The team used steel and brass, just because they’re two of the most discarded metals. The capacity of the battery they got can be compared to lead-acid batteries while charging, while discharging can be done at rates comparable to supercapacitors.
“When our aim was to produce the materials used in batteries from household supplies in a manner so cheaply that large-scale manufacturing facilities don’t make any sense, we had to approach this differently than we normally would in the research lab,” said Cary Pint, assistant professor of mechanical engineering at Vanderbilt University.

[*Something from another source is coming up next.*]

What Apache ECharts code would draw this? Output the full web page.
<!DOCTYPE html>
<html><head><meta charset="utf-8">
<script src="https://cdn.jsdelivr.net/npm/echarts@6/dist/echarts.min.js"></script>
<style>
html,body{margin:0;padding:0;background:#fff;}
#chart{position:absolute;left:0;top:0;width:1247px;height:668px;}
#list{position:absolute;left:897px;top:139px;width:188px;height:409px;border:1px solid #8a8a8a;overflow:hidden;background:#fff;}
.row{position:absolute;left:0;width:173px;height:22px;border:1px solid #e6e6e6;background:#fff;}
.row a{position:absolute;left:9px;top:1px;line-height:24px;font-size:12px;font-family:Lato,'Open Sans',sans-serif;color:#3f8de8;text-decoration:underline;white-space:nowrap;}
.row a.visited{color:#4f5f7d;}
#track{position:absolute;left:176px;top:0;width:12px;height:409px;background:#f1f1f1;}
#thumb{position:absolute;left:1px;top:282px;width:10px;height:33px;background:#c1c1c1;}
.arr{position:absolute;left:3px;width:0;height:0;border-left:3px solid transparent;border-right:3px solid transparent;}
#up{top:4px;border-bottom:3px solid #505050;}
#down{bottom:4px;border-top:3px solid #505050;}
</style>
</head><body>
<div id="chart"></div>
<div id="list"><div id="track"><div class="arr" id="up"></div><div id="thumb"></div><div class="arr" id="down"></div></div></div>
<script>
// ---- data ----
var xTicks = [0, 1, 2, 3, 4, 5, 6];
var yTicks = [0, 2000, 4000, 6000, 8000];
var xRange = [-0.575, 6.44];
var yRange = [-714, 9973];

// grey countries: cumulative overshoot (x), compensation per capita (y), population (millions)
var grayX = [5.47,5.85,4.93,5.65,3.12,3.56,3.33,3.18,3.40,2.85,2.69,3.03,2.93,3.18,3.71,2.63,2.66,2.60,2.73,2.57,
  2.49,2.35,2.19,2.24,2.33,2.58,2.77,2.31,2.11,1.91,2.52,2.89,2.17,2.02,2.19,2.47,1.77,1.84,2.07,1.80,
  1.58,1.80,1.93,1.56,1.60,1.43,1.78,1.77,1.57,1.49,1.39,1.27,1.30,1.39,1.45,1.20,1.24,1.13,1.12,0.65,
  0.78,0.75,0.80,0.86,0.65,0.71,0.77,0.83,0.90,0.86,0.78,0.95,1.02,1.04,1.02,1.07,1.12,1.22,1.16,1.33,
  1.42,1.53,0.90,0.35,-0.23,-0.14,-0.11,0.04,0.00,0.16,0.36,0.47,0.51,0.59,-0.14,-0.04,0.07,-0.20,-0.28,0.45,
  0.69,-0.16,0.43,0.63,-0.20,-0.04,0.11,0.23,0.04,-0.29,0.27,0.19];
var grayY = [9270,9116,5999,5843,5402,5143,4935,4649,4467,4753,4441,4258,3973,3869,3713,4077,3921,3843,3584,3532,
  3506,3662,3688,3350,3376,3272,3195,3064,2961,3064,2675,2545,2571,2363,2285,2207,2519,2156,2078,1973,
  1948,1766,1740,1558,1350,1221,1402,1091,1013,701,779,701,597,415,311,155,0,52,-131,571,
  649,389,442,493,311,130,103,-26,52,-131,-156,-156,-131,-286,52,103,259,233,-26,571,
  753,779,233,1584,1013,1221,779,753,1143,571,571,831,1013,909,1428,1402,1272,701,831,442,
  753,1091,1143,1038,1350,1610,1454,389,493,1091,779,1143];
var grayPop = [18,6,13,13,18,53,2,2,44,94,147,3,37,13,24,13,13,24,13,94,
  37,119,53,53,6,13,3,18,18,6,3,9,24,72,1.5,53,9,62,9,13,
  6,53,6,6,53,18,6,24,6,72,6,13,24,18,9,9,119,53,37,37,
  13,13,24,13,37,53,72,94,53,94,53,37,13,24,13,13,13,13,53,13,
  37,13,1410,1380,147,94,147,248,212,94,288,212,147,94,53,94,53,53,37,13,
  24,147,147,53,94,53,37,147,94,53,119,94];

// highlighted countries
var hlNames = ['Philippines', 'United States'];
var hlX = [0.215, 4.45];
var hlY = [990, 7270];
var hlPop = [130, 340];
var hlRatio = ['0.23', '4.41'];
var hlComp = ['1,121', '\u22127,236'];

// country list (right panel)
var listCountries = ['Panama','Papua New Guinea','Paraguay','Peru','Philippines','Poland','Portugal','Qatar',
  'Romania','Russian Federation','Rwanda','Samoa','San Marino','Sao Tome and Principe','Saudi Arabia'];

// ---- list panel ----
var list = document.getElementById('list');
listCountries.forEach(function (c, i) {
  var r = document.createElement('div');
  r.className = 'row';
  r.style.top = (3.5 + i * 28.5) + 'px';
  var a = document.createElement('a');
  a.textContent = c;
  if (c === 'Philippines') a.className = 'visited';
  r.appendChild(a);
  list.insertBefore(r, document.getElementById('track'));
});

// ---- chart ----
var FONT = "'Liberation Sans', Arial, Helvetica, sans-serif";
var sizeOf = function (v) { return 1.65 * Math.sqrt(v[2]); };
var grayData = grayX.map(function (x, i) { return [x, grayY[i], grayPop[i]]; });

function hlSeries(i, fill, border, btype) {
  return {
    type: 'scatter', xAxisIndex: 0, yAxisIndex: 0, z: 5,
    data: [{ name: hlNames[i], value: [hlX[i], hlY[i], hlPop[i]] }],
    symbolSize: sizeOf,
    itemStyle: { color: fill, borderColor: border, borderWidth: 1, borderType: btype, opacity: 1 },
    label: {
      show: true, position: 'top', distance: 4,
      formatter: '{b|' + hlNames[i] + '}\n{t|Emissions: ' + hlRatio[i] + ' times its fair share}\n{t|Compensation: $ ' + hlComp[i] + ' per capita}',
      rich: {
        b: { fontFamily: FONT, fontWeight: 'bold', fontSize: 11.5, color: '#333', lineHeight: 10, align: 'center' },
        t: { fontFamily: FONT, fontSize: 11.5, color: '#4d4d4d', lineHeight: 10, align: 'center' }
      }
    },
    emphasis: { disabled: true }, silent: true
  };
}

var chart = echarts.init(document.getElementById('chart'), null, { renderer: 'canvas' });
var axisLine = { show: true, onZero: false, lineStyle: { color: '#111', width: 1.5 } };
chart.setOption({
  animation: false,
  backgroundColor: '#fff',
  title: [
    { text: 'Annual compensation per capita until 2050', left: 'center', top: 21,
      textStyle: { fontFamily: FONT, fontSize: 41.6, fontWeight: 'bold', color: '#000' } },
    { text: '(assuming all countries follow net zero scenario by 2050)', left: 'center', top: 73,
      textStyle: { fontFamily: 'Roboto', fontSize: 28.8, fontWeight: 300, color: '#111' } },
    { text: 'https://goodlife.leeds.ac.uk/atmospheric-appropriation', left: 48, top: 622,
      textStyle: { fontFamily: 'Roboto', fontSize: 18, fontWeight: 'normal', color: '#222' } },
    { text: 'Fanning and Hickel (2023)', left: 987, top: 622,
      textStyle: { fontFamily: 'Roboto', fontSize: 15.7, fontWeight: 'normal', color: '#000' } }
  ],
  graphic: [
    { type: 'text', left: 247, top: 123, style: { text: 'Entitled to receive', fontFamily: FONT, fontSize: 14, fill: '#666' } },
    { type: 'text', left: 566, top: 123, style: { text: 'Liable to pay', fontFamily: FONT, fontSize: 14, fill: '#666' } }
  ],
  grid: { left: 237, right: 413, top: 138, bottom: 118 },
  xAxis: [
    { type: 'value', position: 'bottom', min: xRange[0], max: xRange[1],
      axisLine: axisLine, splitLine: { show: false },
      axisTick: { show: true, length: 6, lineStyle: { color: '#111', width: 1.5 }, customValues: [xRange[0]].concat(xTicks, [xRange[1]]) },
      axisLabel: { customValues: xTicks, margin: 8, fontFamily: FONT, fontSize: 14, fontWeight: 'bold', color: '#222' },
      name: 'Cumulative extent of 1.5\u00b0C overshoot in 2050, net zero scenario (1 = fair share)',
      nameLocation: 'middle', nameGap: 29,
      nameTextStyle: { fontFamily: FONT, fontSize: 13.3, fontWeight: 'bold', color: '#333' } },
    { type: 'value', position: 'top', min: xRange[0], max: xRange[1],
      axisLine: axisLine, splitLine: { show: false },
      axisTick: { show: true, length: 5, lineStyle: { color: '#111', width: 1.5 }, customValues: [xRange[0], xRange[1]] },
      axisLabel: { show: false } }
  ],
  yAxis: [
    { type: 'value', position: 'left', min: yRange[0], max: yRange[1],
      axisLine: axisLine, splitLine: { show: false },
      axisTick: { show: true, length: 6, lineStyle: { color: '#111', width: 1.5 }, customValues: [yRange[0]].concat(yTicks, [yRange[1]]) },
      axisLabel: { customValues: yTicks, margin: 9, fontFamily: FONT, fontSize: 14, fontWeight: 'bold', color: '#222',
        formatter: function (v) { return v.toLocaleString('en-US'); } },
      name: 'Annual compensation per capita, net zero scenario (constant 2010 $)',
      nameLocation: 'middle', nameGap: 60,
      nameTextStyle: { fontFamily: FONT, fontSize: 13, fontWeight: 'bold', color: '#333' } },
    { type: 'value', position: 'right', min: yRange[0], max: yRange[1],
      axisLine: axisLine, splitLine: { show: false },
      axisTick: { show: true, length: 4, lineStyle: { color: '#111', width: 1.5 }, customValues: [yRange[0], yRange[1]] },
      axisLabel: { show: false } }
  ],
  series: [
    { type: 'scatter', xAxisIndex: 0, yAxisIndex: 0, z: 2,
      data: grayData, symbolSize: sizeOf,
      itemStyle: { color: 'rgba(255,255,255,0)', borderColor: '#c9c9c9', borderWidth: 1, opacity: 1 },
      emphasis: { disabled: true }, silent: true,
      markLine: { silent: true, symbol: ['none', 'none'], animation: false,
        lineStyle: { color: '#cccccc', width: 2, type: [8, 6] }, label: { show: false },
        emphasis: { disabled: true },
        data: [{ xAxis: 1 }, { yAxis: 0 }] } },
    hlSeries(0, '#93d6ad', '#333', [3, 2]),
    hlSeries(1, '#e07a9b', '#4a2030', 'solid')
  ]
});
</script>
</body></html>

There is a secret step to doing this: anodization, a common chemical treatment that makes aluminum its matte look and colored finish. They discovered that when anodized with a common chemical, the surfaces of steel and brass turn into nanometer-sized networks of metal oxide that can store and release energy when reacting with a water-based liquid electrolyte containing potassium hydroxide, an inexpensive salt used in laundry detergent.
Surprisingly, the new home-made battery proved exceptionally stable over 5,000 consecutive charging cycles, or the eequivalent of 13 years of normal usage. Even after that much effort, the battery still retained 90% of its initial capacity.
“We’re seeing the start of a movement in contemporary society leading to a ‘maker culture’ where large-scale product development and manufacturing is being decentralized and scaled down to individuals or communities. So far, batteries have remained outside of this culture, but I believe we will see the day when residents will disconnect from the grid and produce their own batteries. That’s the scale where battery technology began, and I think we will return there,” Pint said.
The team was inspired by the Baghdad battery.
Pint also said that the aim of their project is not commercialization, but making the technology and knowledge available to the wide public and the maker community. This could be a turning point in the history of DIY.